Cancer refers to a group of diseases wherein a mass or tumor of undifferentiated cells that grow unregulatedly and unlimitedly is formed in tissues. By infiltrating into and destroying nearby normal tissues or organs and metastasizing from the primary site a new site in other tissues or organs, it can ultimately take the life of an organism.
For decades, a lot of nanomaterials and drugs have been attempted as contrast agents targeting cancer cells or targeted drug delivery systems. Among them, the ‘active targeting system’ based on the genetic information of cancer cells has provided an insight for remarkable cancer cell targeting efficiency. However, the currently achievable cancer cell targeting efficiency is still limited and there are many obstacles in improving the targeting efficiency. In particular, the current active targeting strategy based on genetic information has intrinsic limitations because the receptors present on the cancer cell surface are restricted in their type or amount. In addition, the heterogeneity of cancer cells makes the situation even more complicated due to various mutations of the cancer cells that express receptors of different types and amounts. This heterogeneity is observed even within the tumor cells of the same tissue.
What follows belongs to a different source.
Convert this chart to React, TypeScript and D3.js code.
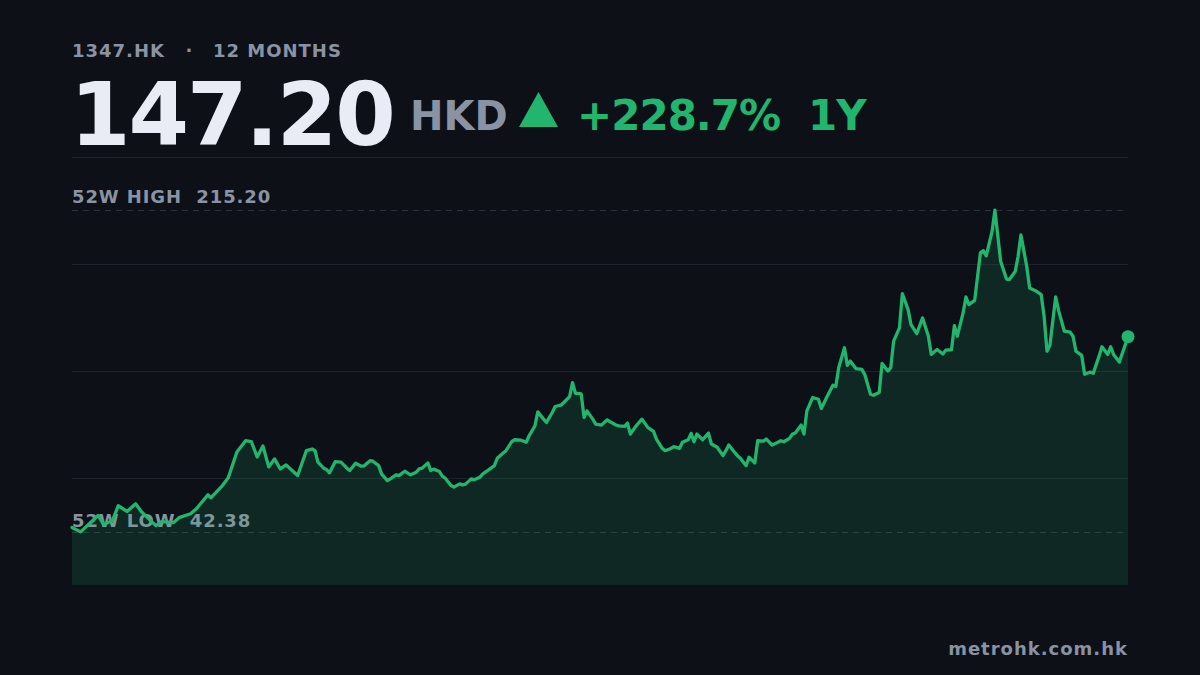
import { useEffect, useRef } from "react";
import * as d3 from "d3";

const TICKER = "1347.HK";
const PERIOD = "12 MONTHS";
const LAST_PRICE = 147.2;
const CURRENCY = "HKD";
const CHANGE_PCT = "+228.7%";
const RANGE_LABEL = "1Y";
const HIGH_52W = 215.2;
const LOW_52W = 42.38;
const SOURCE = "metrohk.com.hk";

// calendar day offset inside the 12-month window, one per close
const days = [
  0, 3, 9, 11, 14, 16, 19, 22, 24, 29,
  31, 35, 37, 41, 43, 47, 48, 52, 54, 57,
  60, 62, 64, 66, 68, 70, 72, 74, 78, 81,
  83, 84, 85, 87, 88, 89, 91, 93, 95, 96,
  98, 100, 101, 103, 104, 106, 107, 109, 110, 112,
  113, 115, 117, 119, 120, 121, 123, 124, 125, 127,
  128, 129, 131, 132, 134, 135, 136, 138, 139, 141,
  142, 144, 146, 147, 149, 150, 152, 153, 155, 157,
  158, 160, 161, 163, 164, 166, 167, 169, 170, 172,
  173, 174, 176, 177, 178, 180, 181, 183, 185, 186,
  188, 189, 191, 192, 193, 195, 197, 199, 201, 202,
  204, 205, 207, 208, 210, 211, 213, 214, 215, 216,
  218, 219, 220, 221, 223, 225, 226, 227, 229, 230,
  231, 233, 234, 236, 237, 239, 240, 242, 244, 245,
  246, 248, 249, 250, 252, 253, 254, 256, 258, 259,
  261, 263, 264, 265, 267, 268, 269, 271, 273, 274,
  276, 277, 279, 280, 282, 283, 284, 286, 287, 289,
  290, 292, 294, 296, 297, 299, 301, 302, 304, 305,
  306, 308, 309, 310, 312, 314, 315, 316, 318, 319,
  321, 323, 324, 326, 327, 328, 330, 331, 333, 335,
  336, 337, 338, 340, 341, 343, 345, 346, 347, 349,
  350, 352, 353, 355, 356, 358, 359, 360, 362, 365,
];

const closes = [
  44.78, 42.38, 51.25, 46.28, 48.58, 56.44, 53.39, 57.5, 53.23, 45.74,
  47.88, 47.35, 50.02, 52.16, 54.83, 62.32, 60.71, 67.29, 71.4, 85.3,
  91.34, 90.81, 82.63, 88.51, 77.28, 81.56, 76.21, 78.35, 72.63, 86.0,
  86.91, 86.0, 79.8, 76.59, 75.84, 74.08, 80.12, 79.8, 76.59, 75.31,
  79.26, 77.66, 77.9, 80.65, 80.33, 77.98, 73.54, 69.96, 70.87, 73.01,
  72.63, 74.98, 73.01, 74.45, 76.21, 76.59, 79.42, 75.31, 76.1, 74.77,
  72.31, 71.24, 67.29, 66.43, 68.2, 67.66, 68.03, 70.87, 70.33, 71.78,
  73.54, 75.68, 77.98, 81.93, 84.77, 86.0, 90.81, 91.88, 91.7, 90.49,
  94.02, 99.36, 106.84, 102.94, 101.18, 106.52, 109.73, 110.43, 111.87, 115.08,
  122.56, 116.84, 116.47, 103.85, 107.38, 102.94, 100.27, 99.73, 102.57, 101.5,
  99.8, 99.36, 99.04, 100.8, 94.92, 99.36, 102.94, 98.5, 96.37, 92.25,
  87.28, 86.0, 87.2, 88.13, 87.28, 90.49, 91.88, 95.3, 90.81, 94.92,
  91.88, 93.69, 95.46, 89.58, 87.81, 83.32, 86.0, 89.04, 85.14, 83.32,
  81.93, 77.98, 82.47, 79.42, 91.34, 91.1, 92.25, 89.04, 90.49, 91.34,
  90.81, 92.62, 94.92, 95.46, 99.73, 94.92, 107.38, 114.54, 113.63, 108.66,
  115.08, 121.12, 120.42, 130.58, 141.27, 131.81, 134.11, 130.04, 129.7, 127.0,
  116.31, 115.77, 117.21, 132.88, 128.76, 130.58, 144.8, 151.96, 170.3, 161.74,
  153.73, 148.91, 157.31, 147.47, 137.69, 140.36, 137.9, 139.99, 140.2, 153.19,
  147.47, 159.98, 168.53, 164.42, 166.72, 192.37, 193.44, 190.61, 203.6, 215.2,
  187.56, 178.16, 177.9, 182.22, 190.24, 201.84, 184.89, 173.34, 171.9, 169.76,
  158.16, 139.45, 142.5, 168.53, 161.37, 150.14, 149.61, 147.47, 139.45, 137.15,
  127.0, 128.23, 127.53, 136.78, 141.8, 137.69, 141.8, 137.69, 133.57, 147.2,
];

const BG = "#0d1017";
const GREEN = "#22b56d";
const GREY = "#8a93a3";
const WHITE = "#e9ecf4";
const FONT = "'DejaVu Sans', sans-serif";

export default function App() {
  const ref = useRef<SVGSVGElement>(null);

  useEffect(() => {
    if (!ref.current) return;
    const width = 1200;
    const height = 675;
    const left = 72;
    const right = 1128;
    const top = 157;
    const bottom = 585;

    const svg = d3.select(ref.current);
    svg.selectAll("*").remove();
    svg.attr("width", width).attr("height", height);

    svg.append("rect").attr("width", width).attr("height", height).attr("fill", BG);

    const series = days.map((d, i) => ({ day: d, close: closes[i] }));

    const x = d3
      .scaleLinear()
      .domain([0, d3.max(days) ?? 365])
      .range([left, right]);

    // pad the 52w range so high/low sit inside the plot
    const pad = (HIGH_52W - LOW_52W) * 0.165;
    const y = d3
      .scaleLinear()
      .domain([LOW_52W - pad, HIGH_52W + pad])
      .range([bottom, top]);

    // header
    const head = svg
      .append("g")
      .attr("font-family", FONT)
      .attr("font-weight", "bold");

    head
      .append("text")
      .attr("x", left)
      .attr("y", 57)
      .attr("font-size", 18)
      .attr("letter-spacing", 1)
      .attr("fill", GREY)
      .text(TICKER);
    head
      .append("text")
      .attr("x", 189)
      .attr("y", 57)
      .attr("font-size", 18)
      .attr("text-anchor", "middle")
      .attr("fill", GREY)
      .text("·");
    head
      .append("text")
      .attr("x", 213)
      .attr("y", 57)
      .attr("font-size", 18)
      .attr("letter-spacing", 1)
      .attr("fill", GREY)
      .text(PERIOD);

    head
      .append("text")
      .attr("x", left - 2)
      .attr("y", 145)
      .attr("font-size", 87)
      .attr("letter-spacing", -2)
      .attr("fill", WHITE)
      .text(LAST_PRICE.toFixed(2));

    head
      .append("text")
      .attr("x", 410)
      .attr("y", 130)
      .attr("font-size", 40)
      .attr("fill", GREY)
      .text(CURRENCY);

    head
      .append("path")
      .attr("d", "M519,127 L538.5,92 L558,127 Z")
      .attr("fill", GREEN);

    head
      .append("text")
      .attr("x", 577)
      .attr("y", 130)
      .attr("font-size", 42)
      .attr("letter-spacing", -1)
      .attr("fill", GREEN)
      .text(CHANGE_PCT);

    head
      .append("text")
      .attr("x", 808)
      .attr("y", 130)
      .attr("font-size", 42)
      .attr("letter-spacing", -1)
      .attr("fill", GREEN)
      .text(RANGE_LABEL);

    // gridlines at quarters of the plot
    const domain = y.domain();
    const gridVals = d3.range(4).map((i) => domain[1] - ((domain[1] - domain[0]) * i) / 4);
    svg
      .append("g")
      .attr("stroke", "#1d222c")
      .attr("stroke-width", 1)
      .selectAll("line")
      .data(gridVals)
      .join("line")
      .attr("x1", left)
      .attr("x2", right)
      .attr("y1", (d) => Math.round(y(d)) + 0.5)
      .attr("y2", (d) => Math.round(y(d)) + 0.5);

    // 52w high / low reference lines
    const refs = [
      { label: "52W HIGH", value: HIGH_52W, gap: 7 },
      { label: "52W LOW", value: LOW_52W, gap: 5 },
    ];
    svg
      .append("g")
      .attr("stroke", "#2b313c")
      .attr("stroke-dasharray", "6 5")
      .selectAll("line")
      .data(refs)
      .join("line")
      .attr("x1", left)
      .attr("x2", right)
      .attr("y1", (d) => Math.round(y(d.value)) + 0.5)
      .attr("y2", (d) => Math.round(y(d.value)) + 0.5);

    svg
      .append("g")
      .selectAll("text")
      .data(refs)
      .join("text")
      .attr("x", left)
      .attr("y", (d) => y(d.value) - d.gap)
      .attr("font-family", FONT)
      .attr("font-weight", "bold")
      .attr("font-size", 18)
      .attr("letter-spacing", 0.9)
      .attr("fill", GREY)
      .style("white-space", "pre")
      .text((d) => `${d.label}  ${d.value.toFixed(2)}`);

    // area + line
    const area = d3
      .area<{ day: number; close: number }>()
      .x((d) => x(d.day))
      .y0(bottom)
      .y1((d) => y(d.close));
    svg
      .append("path")
      .datum(series)
      .attr("d", area)
      .attr("fill", GREEN)
      .attr("fill-opacity", 0.15);

    const line = d3
      .line<{ day: number; close: number }>()
      .x((d) => x(d.day))
      .y((d) => y(d.close));
    svg
      .append("path")
      .datum(series)
      .attr("d", line)
      .attr("fill", "none")
      .attr("stroke", GREEN)
      .attr("stroke-width", 3.3)
      .attr("stroke-linejoin", "round")
      .attr("stroke-linecap", "round");

    const last = series[series.length - 1];
    svg
      .append("circle")
      .attr("cx", x(last.day))
      .attr("cy", y(last.close))
      .attr("r", 6.5)
      .attr("fill", GREEN);

    svg
      .append("text")
      .attr("x", right)
      .attr("y", 655)
      .attr("text-anchor", "end")
      .attr("font-family", FONT)
      .attr("font-weight", "bold")
      .attr("font-size", 18)
      .attr("letter-spacing", 1)
      .attr("fill", GREY)
      .text(SOURCE);
  }, []);

  return (
    <div style={{ position: "fixed", left: 0, top: 0, width: 1200, height: 675, background: BG }}>
      <svg ref={ref} style={{ display: "block" }} />
    </div>
  );
}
As a result, many nanomaterials and drugs targeting the receptors present on the cancer cell surface can be easily saturated with the receptors and this leads to decreased efficiency of targeted imaging or targeted drug delivery.
Therefore, if targetable chemical groups can be introduced into cancer tissues containing heterogeneous cancer cells, they can be used as artificial active targeting sites for delivery of nanomaterials. This is expected to be a solution for overcoming the heterogeneity of cancer cells.
Recently, Bertozzi et al. developed a metabolite cleaved by the prostate-specific antigen protease and demonstrated the introduction of azide groups into cancer cells in vitro. However, they did not present an in-vivo experiment result (non-patent document 1).
Cathepsin B is one of cysteine proteases. Increased amount of its mRNA as compared to normal cells is reported in human-derived prostate cancer cells (non-patent document 2), colorectal cancer cells (non-patent document 3), glioma cells (non-patent document 4) and melanoma cells (non-patent document 5). Also, increased expression and activity of the enzyme is reported in breast cancer, colon cancer, esophageal cancer, stomach cancer, lung cancer, uterine cancer and thyroid cancer (non-patent document 6). In particular, increased expression of cathepsin B is reported in metastatic cancer (non-patent documents 7 and 8).